Member of the Michigan Senate from the 11th district
- In office January 1, 1983 – December 31, 1990
- Preceded by: James R. DeSana
- Succeeded by: Jim Berryman

Personal details
- Born: 1950 (age 75–76)
- Party: Republican
- Alma mater: University of Toledo (J.D.) Michigan State University

= Norm Shinkle =

American politician (born 1950)

Norman D. "Norm" Shinkle (born 1950) is an American Republican politician from the U.S. state of Michigan and was a member of the Michigan Board of Canvassers.

== Biography ==
Shinkle holds a BA from Michigan State University and a JD from the University of Toledo. Admitted to the State Bar of Michigan, his practice is located in Williamston.

Shinkle was elected to three offices in Monroe County, Michigan including Monroe County Commissioner, Bedford Township Supervisor, and finally the Michigan State Senate. After serving in Senate Leadership, Shinkle was appointed by Governor John Engler, a Republican, to serve as chief judge of the Michigan Tax Tribunal. After leaving the tax tribunal Shinkle ran for other judicial offices, but was not elected. He is deputy chairman of the Michigan Republican Party and a member of the Michigan Republican State Committee.

On April 26, 2012, Shinkle, serving on the state elections Board of Canvassers, along with co-Republican Jeffrey Timmer, voted to reject almost a quarter million voter signatures for a ballot initiative to repeal the Michigan Public Act 4 — Michigan's Emergency Manager law. The two Republicans rejected the petitions, saying that the "font size was not 14 point", despite testimony from the printer that it was. The Republicans ruled that the font size of the letter "N" was smaller than required by state law, thereby invalidating the signatures.

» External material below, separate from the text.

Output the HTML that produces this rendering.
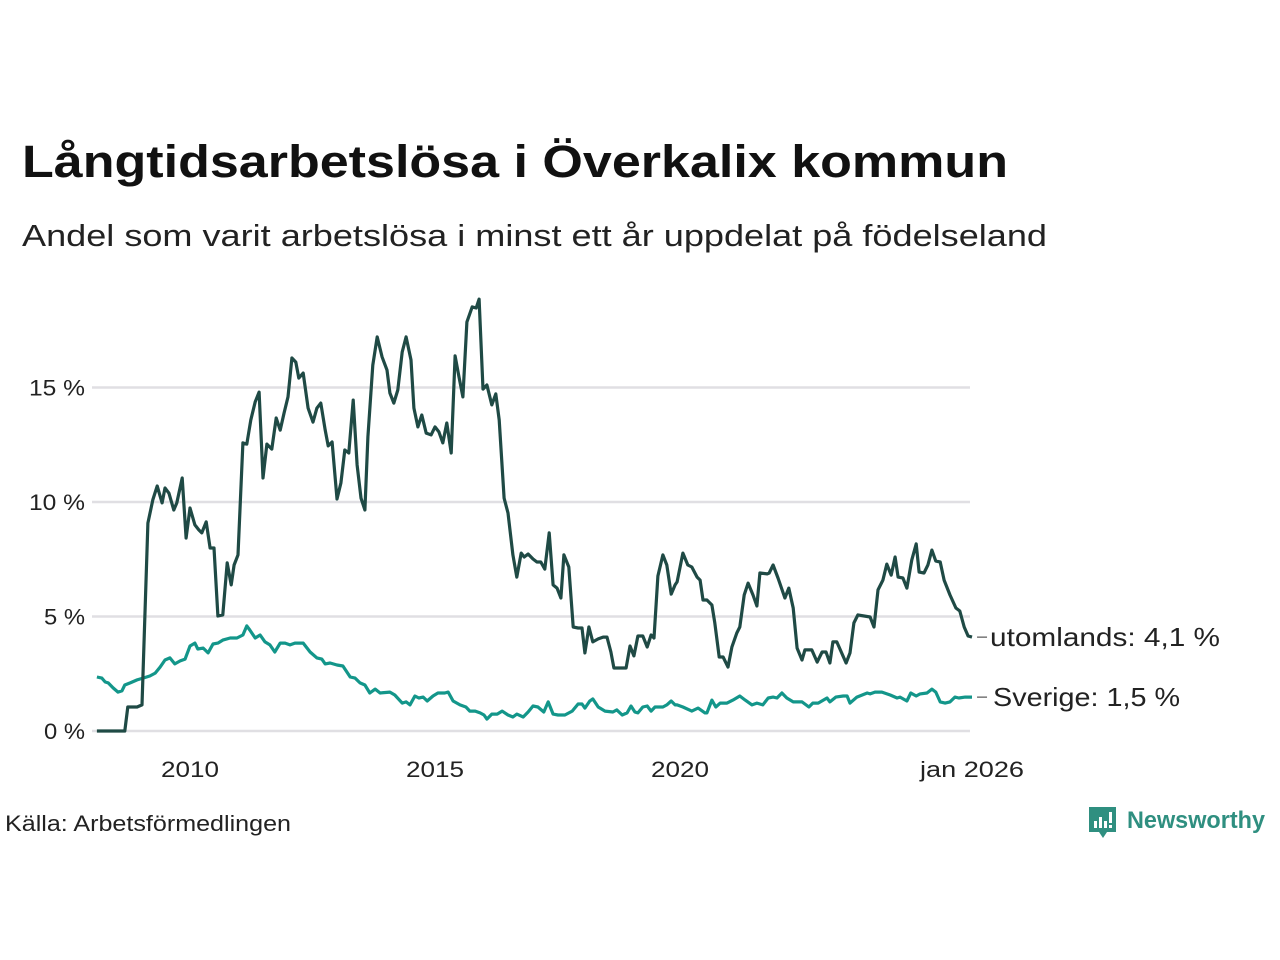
<!DOCTYPE html>
<html><head><meta charset="utf-8"><style>
html,body{margin:0;padding:0;background:#fff;width:1280px;height:960px;overflow:hidden}
svg{display:block;font-family:"Liberation Sans",sans-serif}
</style></head><body>
<svg id="chart" width="1280" height="960" viewBox="0 0 1280 960" xmlns="http://www.w3.org/2000/svg">
<text x="22" y="177" font-size="45" font-weight="bold" fill="#111" textLength="986" lengthAdjust="spacingAndGlyphs">Långtidsarbetslösa i Överkalix kommun</text>
<text x="22" y="246" font-size="31" fill="#222" textLength="1025" lengthAdjust="spacingAndGlyphs">Andel som varit arbetslösa i minst ett år uppdelat på födelseland</text>
<g id="grid"></g>
<g id="yaxis"></g>
<g id="xaxis"></g>
<g id="series"></g>
<g id="labels"></g>
<text x="5" y="831" font-size="22" fill="#222" textLength="286" lengthAdjust="spacingAndGlyphs">Källa: Arbetsförmedlingen</text>
<g>
<path d="M1089 807 h27 v25 h-9 l-4 6 l-4 -6 h-10 z" fill="#2f8f80"/>
<rect x="1094" y="821" width="3" height="7" fill="#fff"/><rect x="1099" y="817" width="3" height="11" fill="#fff"/><rect x="1104" y="821" width="3" height="7" fill="#fff"/><rect x="1109" y="812" width="3" height="11" fill="#fff"/><rect x="1109" y="825" width="3" height="3" fill="#fff"/>
<text x="1127" y="828" font-size="24" font-weight="bold" fill="#2f8f80" textLength="138" lengthAdjust="spacingAndGlyphs">Newsworthy</text>
</g>
</svg>
<script>
const yTicks=[0,5,10,15];
const yTickLabels=["0 %","5 %","10 %","15 %"];
const xTicks=[2010,2015,2020,2026];
const xTickLabels=["2010","2015","2020","jan 2026"];
const seriesNames=["utomlands","Sverige"];
const endLabels=["utomlands: 4,1 %","Sverige: 1,5 %"];
const utoDates=[2008.10,2008.67,2008.73,2008.92,2009.02,2009.14,2009.24,2009.33,2009.43,2009.49,2009.57,2009.67,2009.73,2009.84,2009.92,2010.00,2010.10,2010.18,2010.24,2010.33,2010.41,2010.49,2010.57,2010.67,2010.76,2010.84,2010.90,2010.98,2011.08,2011.16,2011.24,2011.33,2011.41,2011.49,2011.57,2011.67,2011.76,2011.84,2011.92,2012.00,2012.08,2012.16,2012.22,2012.31,2012.41,2012.51,2012.59,2012.67,2012.76,2012.82,2012.90,2013.00,2013.08,2013.16,2013.24,2013.33,2013.41,2013.49,2013.57,2013.63,2013.73,2013.82,2013.92,2014.02,2014.08,2014.16,2014.24,2014.33,2014.41,2014.51,2014.57,2014.65,2014.73,2014.82,2014.92,2015.00,2015.08,2015.16,2015.24,2015.33,2015.41,2015.49,2015.57,2015.65,2015.76,2015.84,2015.90,2015.98,2016.06,2016.16,2016.24,2016.31,2016.41,2016.49,2016.59,2016.67,2016.76,2016.82,2016.90,2017.00,2017.08,2017.16,2017.24,2017.33,2017.41,2017.49,2017.57,2017.63,2017.73,2017.82,2017.92,2018.00,2018.06,2018.14,2018.22,2018.33,2018.43,2018.51,2018.59,2018.65,2018.78,2018.90,2018.98,2019.06,2019.14,2019.24,2019.33,2019.41,2019.47,2019.55,2019.65,2019.73,2019.82,2019.90,2019.94,2020.06,2020.16,2020.24,2020.35,2020.41,2020.47,2020.55,2020.65,2020.71,2020.80,2020.88,2020.98,2021.06,2021.16,2021.22,2021.31,2021.39,2021.49,2021.57,2021.63,2021.78,2021.82,2021.90,2022.00,2022.14,2022.22,2022.31,2022.39,2022.49,2022.55,2022.69,2022.80,2022.90,2022.98,2023.06,2023.12,2023.20,2023.39,2023.47,2023.55,2023.63,2023.88,2023.96,2024.04,2024.14,2024.22,2024.31,2024.39,2024.45,2024.55,2024.63,2024.73,2024.82,2024.88,2024.98,2025.06,2025.14,2025.22,2025.31,2025.39,2025.51,2025.63,2025.71,2025.80,2025.88,2025.96];
const utoValues=[0,0,1.05,1.05,1.14,9.08,10.09,10.70,9.96,10.61,10.39,9.65,9.96,11.05,8.43,9.74,9.00,8.78,8.65,9.13,7.99,7.99,5.02,5.07,7.34,6.38,7.25,7.69,12.58,12.53,13.58,14.37,14.80,11.05,12.53,12.31,13.67,13.14,13.89,14.59,16.29,16.11,15.41,15.63,14.10,13.49,14.10,14.32,13.14,12.45,12.62,10.13,10.83,12.27,12.14,14.45,11.62,10.17,9.65,12.84,15.98,17.21,16.33,15.76,14.76,14.32,14.89,16.55,17.21,16.20,14.10,13.28,13.80,13.01,12.93,13.28,13.06,12.58,13.45,12.14,16.38,15.46,14.59,17.86,18.52,18.47,18.86,14.93,15.11,14.24,14.72,13.58,10.17,9.52,7.69,6.72,7.77,7.60,7.73,7.51,7.38,7.38,7.07,8.65,6.38,6.24,5.81,7.69,7.16,4.54,4.50,4.50,3.41,4.54,3.89,4.02,4.10,4.10,3.45,2.75,2.75,2.75,3.71,3.28,4.15,4.15,3.67,4.19,4.06,6.77,7.69,7.25,5.98,6.38,6.51,7.77,7.25,7.16,6.72,6.59,5.72,5.72,5.50,4.72,3.23,3.23,2.79,3.67,4.28,4.54,5.94,6.46,5.94,5.46,6.90,6.86,6.90,7.25,6.68,5.81,6.24,5.37,3.62,3.10,3.54,3.54,3.01,3.45,3.45,2.97,3.89,3.89,2.97,3.41,4.72,5.07,4.98,4.54,6.16,6.59,7.29,6.81,7.60,6.72,6.68,6.24,7.47,8.17,6.94,6.90,7.25,7.90,7.42,7.38,6.59,5.94,5.37,5.24,4.54,4.15,4.10];
const sveDates=[2008.10,2008.20,2008.27,2008.33,2008.43,2008.53,2008.61,2008.67,2008.78,2008.92,2009.04,2009.18,2009.29,2009.39,2009.49,2009.59,2009.69,2009.80,2009.90,2010.00,2010.10,2010.16,2010.27,2010.37,2010.47,2010.57,2010.67,2010.82,2010.96,2011.08,2011.16,2011.22,2011.33,2011.43,2011.53,2011.63,2011.73,2011.84,2011.94,2012.04,2012.14,2012.31,2012.45,2012.59,2012.69,2012.76,2012.86,2013.00,2013.12,2013.27,2013.37,2013.47,2013.57,2013.67,2013.78,2013.88,2014.08,2014.18,2014.33,2014.41,2014.49,2014.59,2014.67,2014.76,2014.84,2014.96,2015.06,2015.20,2015.27,2015.37,2015.51,2015.63,2015.71,2015.82,2015.92,2016.00,2016.06,2016.16,2016.27,2016.37,2016.49,2016.59,2016.67,2016.80,2016.90,2017.00,2017.10,2017.22,2017.31,2017.41,2017.51,2017.65,2017.80,2017.92,2018.00,2018.06,2018.16,2018.22,2018.33,2018.47,2018.63,2018.71,2018.82,2018.92,2019.00,2019.08,2019.14,2019.24,2019.33,2019.41,2019.49,2019.65,2019.73,2019.82,2019.90,2019.94,2020.06,2020.24,2020.37,2020.51,2020.55,2020.65,2020.73,2020.82,2020.96,2021.08,2021.22,2021.33,2021.47,2021.57,2021.69,2021.80,2021.90,2021.98,2022.08,2022.18,2022.31,2022.49,2022.63,2022.71,2022.82,2023.00,2023.06,2023.18,2023.33,2023.41,2023.47,2023.61,2023.82,2023.88,2023.98,2024.12,2024.29,2024.43,2024.49,2024.63,2024.71,2024.82,2024.90,2025.04,2025.14,2025.22,2025.31,2025.41,2025.51,2025.61,2025.69,2025.82,2025.96];
const sveValues=[2.36,2.31,2.14,2.10,1.88,1.70,1.75,2.01,2.10,2.23,2.31,2.40,2.53,2.79,3.10,3.19,2.93,3.06,3.14,3.71,3.84,3.58,3.62,3.41,3.80,3.84,3.97,4.06,4.06,4.19,4.59,4.41,4.06,4.19,3.89,3.76,3.45,3.84,3.84,3.76,3.84,3.84,3.45,3.19,3.14,2.93,2.97,2.88,2.84,2.36,2.31,2.10,2.01,1.66,1.83,1.66,1.70,1.57,1.22,1.27,1.14,1.53,1.44,1.48,1.31,1.53,1.66,1.66,1.70,1.31,1.14,1.05,0.87,0.87,0.79,0.70,0.52,0.74,0.74,0.87,0.70,0.61,0.74,0.61,0.83,1.09,1.05,0.83,1.27,0.74,0.70,0.70,0.87,1.18,1.18,1.00,1.31,1.40,1.05,0.87,0.83,0.92,0.70,0.79,1.09,0.83,0.79,1.05,1.09,0.87,1.05,1.05,1.14,1.31,1.14,1.14,1.05,0.87,1.00,0.79,0.79,1.35,1.05,1.22,1.22,1.35,1.53,1.35,1.14,1.22,1.14,1.44,1.48,1.44,1.66,1.44,1.27,1.27,1.05,1.22,1.22,1.44,1.27,1.48,1.53,1.53,1.22,1.48,1.66,1.62,1.70,1.70,1.57,1.44,1.48,1.31,1.66,1.53,1.62,1.66,1.83,1.70,1.27,1.22,1.27,1.48,1.44,1.48,1.48];

const NS="http://www.w3.org/2000/svg";
function x(d){return 190+(d-2010)*49;}
function y(v){return 731-v*22.9;}
function mk(tag,attrs,parent){const e=document.createElementNS(NS,tag);for(const k in attrs)e.setAttribute(k,attrs[k]);parent.appendChild(e);return e;}
const grid=document.getElementById('grid'),ya=document.getElementById('yaxis'),xa=document.getElementById('xaxis'),ser=document.getElementById('series'),lab=document.getElementById('labels');
yTicks.forEach((t,i)=>{
  const l=mk('line',{x1:92,x2:970,y1:y(t),y2:y(t),stroke:'#e0dfe3','stroke-width':2.5},grid);
  
  
  const w=yTickLabels[i].length>3?56:41;
  const tx=mk('text',{x:85-w,y:y(t)+8,'font-size':22,fill:'#222',textLength:w,lengthAdjust:'spacingAndGlyphs'},ya);
  tx.textContent=yTickLabels[i];
  
  
});
xTicks.forEach((t,i)=>{
  const w=i===3?104:58;
  const cx=i===3?972:x(t);
  const tx=mk('text',{x:cx-w/2,y:777,'font-size':22,fill:'#222',textLength:w,lengthAdjust:'spacingAndGlyphs'},xa);
  tx.textContent=xTickLabels[i];
  
  
});
function line(dates,vals,color,name){
  const p=mk('path',{d:dates.map((d,i)=>(i?'L':'M')+x(d).toFixed(1)+' '+y(vals[i]).toFixed(1)).join(' '),fill:'none',stroke:color,'stroke-width':3.2,'stroke-linejoin':'round'},ser);
  
  
}
line(sveDates,sveValues,'#13968a','line-sverige');
line(utoDates,utoValues,'#1f4a45','line-utomlands');
const ends=[[utoDates,utoValues],[sveDates,sveValues]];
const endWidths=[230,187];
ends.forEach((s,i)=>{
  const d=s[0][s[0].length-1],v=s[1][s[1].length-1];
  mk('line',{x1:x(d)+5,x2:x(d)+15,y1:y(v),y2:y(v),stroke:'#333','stroke-width':1},lab);
  const tx=mk('text',{x:x(d)+18+(i?3:0),y:y(v)+9,'font-size':26,fill:'#222',textLength:endWidths[i],lengthAdjust:'spacingAndGlyphs'},lab);
  tx.textContent=endLabels[i];
  
  
});
</script>
</body></html>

On June 21, 2022, Shinkle resigned from the state elections Board of Canvassers, citing a time-consuming campaign for a seat in the Michigan House of Representatives.

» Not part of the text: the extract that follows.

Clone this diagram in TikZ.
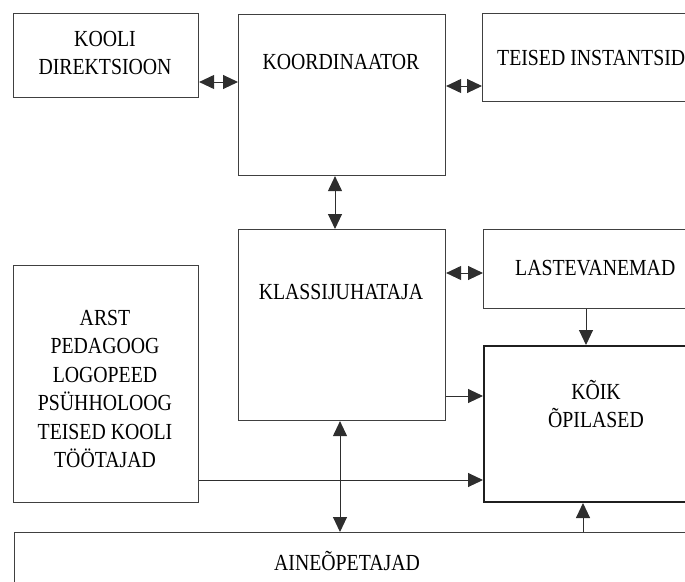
\documentclass[tikz,border=0pt]{standalone}
\usepackage{fontspec}
\setmainfont{Liberation Serif}[FakeStretch=0.86]
\usetikzlibrary{arrows.meta}
\begin{document}
\begin{tikzpicture}[x=1pt,y=-1pt,
  box/.style={draw=black!75, line width=1.1pt, anchor=north west, inner sep=0pt},
  thickbox/.style={box, draw=black!88, line width=2pt},
  lbl/.style={font=\fontsize{23}{28.5}\selectfont, align=center, inner sep=0pt, text=black},
  con/.style={draw=black!82, line width=1pt},
  onetip/.style={con, -{Triangle[length=15pt,width=14pt]}},
  twotip/.style={con, {Triangle[length=15pt,width=14pt]}-{Triangle[length=15pt,width=14pt]}}]
\useasboundingbox (0,0) rectangle (685,581);
\clip (0,0) rectangle (685,581);
% boxes
\node[box, minimum width=185pt, minimum height=84pt] (kd) at (13,13) {};
\node[box, minimum width=207pt, minimum height=161pt] (ko) at (238,14) {};
\node[box, minimum width=260pt, minimum height=88pt] (ti) at (482,13) {};
\node[box, minimum width=207pt, minimum height=191pt] (kl) at (238,229) {};
\node[box, minimum width=260pt, minimum height=79pt] (lv) at (483,229) {};
\node[thickbox, minimum width=260pt, minimum height=156pt] (ks) at (483,345) {};
\node[box, minimum width=185pt, minimum height=237pt] (ar) at (13,265) {};
\node[box, minimum width=720pt, minimum height=100pt] (ai) at (14,532) {};
% texts
\node[lbl] (tkd) at (105,53) {KOOLI\\DIREKTSIOON};
\node[lbl] (tko) at (341,62) {KOORDINAATOR};
\node[lbl, anchor=west] (tti) at (497,58) {TEISED INSTANTSID};
\node[lbl] (tkl) at (341,292) {KLASSIJUHATAJA};
\node[lbl, anchor=west] (tlv) at (515,268) {LASTEVANEMAD};
\node[lbl] (tks) at (596,404) {KÕIK\\ÕPILASED};
\node[lbl] (tar) at (105,389) {ARST\\PEDAGOOG\\LOGOPEED\\PSÜHHOLOOG\\TEISED KOOLI\\TÖÖTAJAD};
\node[lbl] (tai) at (347,561) {AINEÕPETAJAD};
% connectors
\draw[twotip] (kd.east |- 0,82) -- (ko.west |- 0,82);
\draw[twotip] (ko.east |- 0,86) -- (ti.west |- 0,86);
\draw[twotip] (ko.south -| 335,0) -- (kl.north -| 335,0);
\draw[twotip] (kl.east |- 0,273) -- (lv.west |- 0,273);
\draw[onetip] (lv.south -| 586,0) -- (ks.north -| 586,0);
\draw[onetip] (kl.east |- 0,396) -- (ks.west |- 0,396);
\draw[onetip] (ar.east |- 0,480) -- (ks.west |- 0,480);
\draw[twotip] (kl.south -| 340,0) -- (ai.north -| 340,0);
\draw[onetip] (ai.north -| 583,0) -- (ks.south -| 583,0);
\end{tikzpicture}
\end{document}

== 2020 election denial ==

On November 23, 2020, as a member of the four-member Michigan Board of Canvassers, Shinkle abstained from certifying the state's 2020 presidential election results, despite the fact that Joe Biden won Michigan by more than 154,000 votes, all 83 counties in Michigan had certified their results, and there was no evidence of wrong-doing.

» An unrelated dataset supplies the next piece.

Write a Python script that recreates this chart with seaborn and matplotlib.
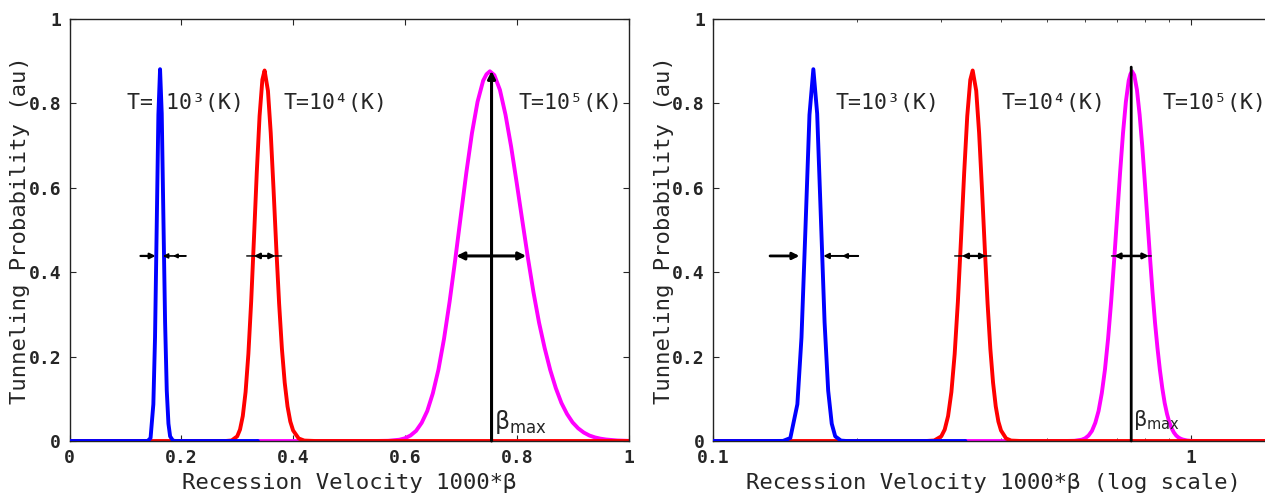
import numpy as np
import pandas as pd
import matplotlib
matplotlib.use("Agg")
import matplotlib.pyplot as plt
import seaborn as sns

# ---- data ----
blue_x = [0.0, 0.130, 0.140, 0.145, 0.150, 0.153, 0.156, 0.159, 0.162, 0.165, 0.168,
          0.171, 0.174, 0.177, 0.180, 0.185, 0.190, 0.337]
blue_y = [0, 0, 0.0002, 0.007, 0.087, 0.245, 0.507, 0.772, 0.880, 0.775, 0.527,
          0.281, 0.119, 0.041, 0.011, 0.001, 0, 0]

red_x = [0.0, 0.26, 0.28, 0.29, 0.30, 0.305, 0.31, 0.315, 0.32, 0.325, 0.33, 0.335,
         0.34, 0.345, 0.349, 0.355, 0.36, 0.365, 0.37, 0.375, 0.38, 0.385, 0.39,
         0.395, 0.40, 0.41, 0.42, 0.44, 1.5]
red_y = [0, 0, 0.0001, 0.0012, 0.011, 0.027, 0.059, 0.116, 0.206, 0.330, 0.480, 0.635,
         0.769, 0.855, 0.877, 0.829, 0.729, 0.596, 0.455, 0.325, 0.218, 0.138, 0.082,
         0.046, 0.025, 0.006, 0.001, 0, 0]

mag_x = [0.337, 0.50, 0.55, 0.57, 0.59, 0.60, 0.61, 0.62, 0.63, 0.64, 0.65, 0.66,
         0.67, 0.68, 0.69, 0.70, 0.71, 0.72, 0.73, 0.74, 0.746, 0.752, 0.76, 0.77,
         0.78, 0.79, 0.80, 0.81, 0.82, 0.83, 0.84, 0.85, 0.86, 0.87, 0.88, 0.89, 0.90,
         0.91, 0.92, 0.93, 0.94, 0.95, 0.96, 0.98, 1.00, 1.03, 1.5]
mag_y = [0, 0, 0.0001, 0.0005, 0.003, 0.0064, 0.013, 0.024, 0.043, 0.071, 0.113, 0.169,
         0.242, 0.330, 0.429, 0.533, 0.636, 0.729, 0.803, 0.853, 0.868, 0.875, 0.866, 0.831,
         0.772, 0.697, 0.611, 0.522, 0.434, 0.352, 0.280, 0.220, 0.168, 0.125, 0.090, 0.064,
         0.044, 0.030, 0.020, 0.013, 0.0085, 0.0055, 0.0035, 0.0012, 0.0003, 0, 0]

series_labels = ["T= 10³(K)", "T=10⁴(K)", "T=10⁵(K)"]
series_labels_log = ["T=10³(K)", "T=10⁴(K)", "T=10⁵(K)"]
lin_ticks = [0, 0.2, 0.4, 0.6, 0.8, 1]
lin_ticklabels = ["0", "0.2", "0.4", "0.6", "0.8", "1"]
log_ticks = [0.1, 1]
log_ticklabels = ["0.1", "1"]

# ---- style ----
sns.set_style("ticks")
plt.rcParams["font.family"] = ["DejaVu Sans Mono", "DejaVu Sans"]
plt.rcParams["axes.linewidth"] = 1.0

W, H = 1265, 497
fig = plt.figure(figsize=(W / 100, H / 100), dpi=100)
ax1 = fig.add_axes([69.5 / W, 56 / H, 559 / W, 422.5 / H])
ax2 = fig.add_axes([713.2 / W, 56 / H, (1274 - 713.2) / W, 422.5 / H])

colors = {"mag": "#ff00ff", "red": "#ff0000", "blue": "#0000ff"}
frames = [
    ("mag", pd.DataFrame({"beta": mag_x, "prob": mag_y}), 1),
    ("red", pd.DataFrame({"beta": red_x, "prob": red_y}), 2),
    ("blue", pd.DataFrame({"beta": blue_x, "prob": blue_y}), 3),
]

for ax in (ax1, ax2):
    if ax is ax2:
        ax.set_xscale("log")
    for key, df, z in frames:
        sns.lineplot(data=df, x="beta", y="prob", color=colors[key], lw=2.8,
                     estimator=None, sort=False, ax=ax, zorder=z)
    ax.set_ylim(0, 1)
    ax.set_yticks(lin_ticks)
    ax.set_yticklabels(lin_ticklabels, fontweight="bold", fontsize=13)
    ax.tick_params(axis="both", which="major", direction="in", top=True, right=True,
                   length=4, width=0.8, pad=6)
    ax.tick_params(axis="both", which="minor", direction="in", top=True, right=True,
                   length=2.5, width=0.6)
    ax.set_ylabel("Tunneling Probability (au)", fontsize=16, labelpad=-1)
    for s in ax.spines.values():
        s.set_color("#222222")

ax1.set_xlim(0, 1)
ax1.set_xticks(lin_ticks)
ax1.set_xticklabels(lin_ticklabels, fontweight="bold", fontsize=13)
ax1.set_xlabel("Recession Velocity 1000*β", fontsize=16, labelpad=4)

ax2.set_xlim(0.1, 1.49)
ax2.set_xticks(log_ticks)
ax2.set_xticklabels(log_ticklabels, fontweight="bold", fontsize=13)
ax2.xaxis.set_minor_formatter(matplotlib.ticker.NullFormatter())
ax2.set_xlabel("Recession Velocity 1000*β (log scale)", fontsize=16, labelpad=4)

# ---- labels ----
for x, lab in zip([0.102, 0.382, 0.803], series_labels):
    ax1.text(x, 0.80, lab, fontsize=15.5, ha="left", va="center", zorder=2)
for x, lab in zip([0.1804, 0.401, 0.869], series_labels_log):
    ax2.text(x, 0.80, lab, fontsize=15.5, ha="left", va="center", zorder=2)

ax1.text(0.760, 0.012, r"$\mathrm{\beta}_{\mathrm{max}}$", fontsize=17, ha="left",
         va="bottom", family="DejaVu Sans")
ax2.text(0.756, 0.022, r"$\mathrm{\beta}_{\mathrm{max}}$", fontsize=15, ha="left",
         va="bottom", family="DejaVu Sans")

# ---- arrows ----
yh = 0.438
def arrow(ax, x0, x1, style="-|>", lw=1.8, ms=10, y0=yh, y1=yh, z=5):
    ax.annotate("", xy=(x1, y1), xytext=(x0, y0),
                arrowprops=dict(arrowstyle=style, color="black", lw=lw,
                                mutation_scale=ms, shrinkA=0, shrinkB=0),
                zorder=z)

# left panel
arrow(ax1, 0.127, 0.154, lw=1.6, ms=8)
arrow(ax1, 0.208, 0.167, lw=1.2, ms=7)
arrow(ax1, 0.208, 0.185, lw=1.2, ms=6)
arrow(ax1, 0.317, 0.3795, style="-", lw=1.0)
arrow(ax1, 0.330, 0.368, style="<|-|>", lw=1.6, ms=8)
arrow(ax1, 0.692, 0.817, style="<|-|>", lw=2.2, ms=11)
arrow(ax1, 0.755, 0.755, lw=2.2, ms=11, y0=0.0, y1=0.876)

# right panel
arrow(ax2, 0.1315, 0.1515, lw=2.0, ms=10)
arrow(ax2, 0.201, 0.170, lw=1.4, ms=8)
arrow(ax2, 0.201, 0.186, lw=1.4, ms=7)
arrow(ax2, 0.320, 0.381, style="-", lw=1.0)
arrow(ax2, 0.3315, 0.372, style="<|-|>", lw=1.6, ms=8)
arrow(ax2, 0.681, 0.825, style="-", lw=1.0)
arrow(ax2, 0.690, 0.815, style="<|-|>", lw=1.8, ms=8)
arrow(ax2, 0.749, 0.749, style="-", lw=2.0, y0=0.0, y1=0.885)

fig.savefig("out.png", dpi=100)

Shinkle's decision to abstain from certifying Michigan’s election results came after Donald Trump made false claims of fraud in the 2020 election, and efforts were made by Trump allies to get Republican election officials to not certify the results in key states Trump lost. Tim Alberta of Politico described Shinkle's decision to abstain as "a cowardly abdication of duty."

Norm Shinkle’s wife, Mary Shinkle, supported legal efforts to overturn Michigan’s election result. She filed an affidavit in support of a Trump campaign lawsuit alleging voter irregularities in Wayne County, including that poll workers had been “rude” and didn’t allow her to look over their shoulders as they processed ballots. The lawsuit was dropped in late November 2022.

A fellow Republican on the Board of Canvassers, Aaron Van Langeveld, ultimately gave the decisive vote to certify Michigan’s election results. Joe Biden was inaugurated on January 20, 2021.